The case against GPS efficiency, and for the scenic route that takes twenty minutes longer.

Why the Efficient Route Is Wrong

Your GPS wants to get you there in the fewest possible minutes. Your GPS is optimizing for the wrong variable. The fastest route is usually a freeway, and freeways are where conversations go to die — you're watching mirrors, merging, tailgating someone in a Prius. The scenic route costs you twenty minutes and gains you everything that actually matters about the evening.

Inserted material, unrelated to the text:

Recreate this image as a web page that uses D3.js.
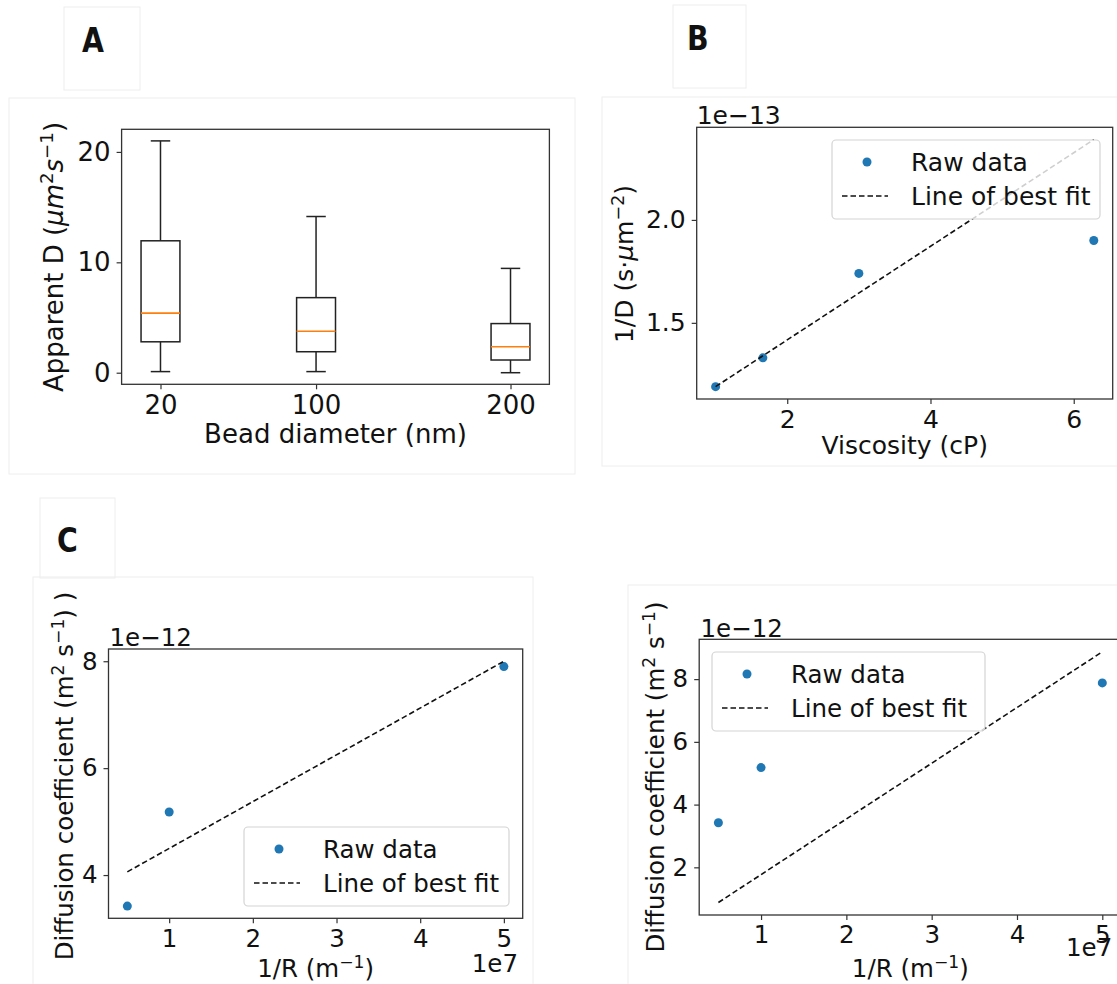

The Conversation Unlocked by Driving

Something about forward motion loosens people up. You're both looking ahead instead of at each other, which removes the pressure of eye contact and lets words come out sideways, honestly, without rehearsal. The best conversations of your life will happen in a passenger seat on a road you've never driven before. That's not a guess — that's thermodynamics or psychology or whatever science covers the thing where movement makes people real.

The Playlist Handoff

Somewhere around minute fifteen, you hand them the aux. This is a trust exercise disguised as a music choice. What they play tells you something. How they explain why they picked it tells you more. And if they pick something you've never heard and it's perfect, you'll associate that song with this drive for the rest of your life. That's not something a freeway can give you.

Scenic Route as Foreplay for the Destination

The winding road, the way the light changes as you climb, the moment you round a corner and the ocean appears — all of this is building anticipation. You're not just getting to a spot. You're earning it. By the time you arrive, you've already shared something. The spot becomes the second act, not the opening scene.

Arriving Already in the Moment

People who take the fast route show up still thinking about the thing they left. Traffic stress, work residue, whatever was on their phone five minutes ago. People who take the long way show up already present. The drive peeled all of that away, mile by mile, until the only thing left is the person next to them and wherever the road just deposited them.

The Drive Home Matters Too

Nobody talks about the drive home, but it's where the night gets processed. The replaying of the best moments. The comfortable silence that says more than anything said at the overlook. The hand that finds the other hand somewhere around the second stoplight. The drive home is the epilogue, and epilogues are where you find out what the story actually meant.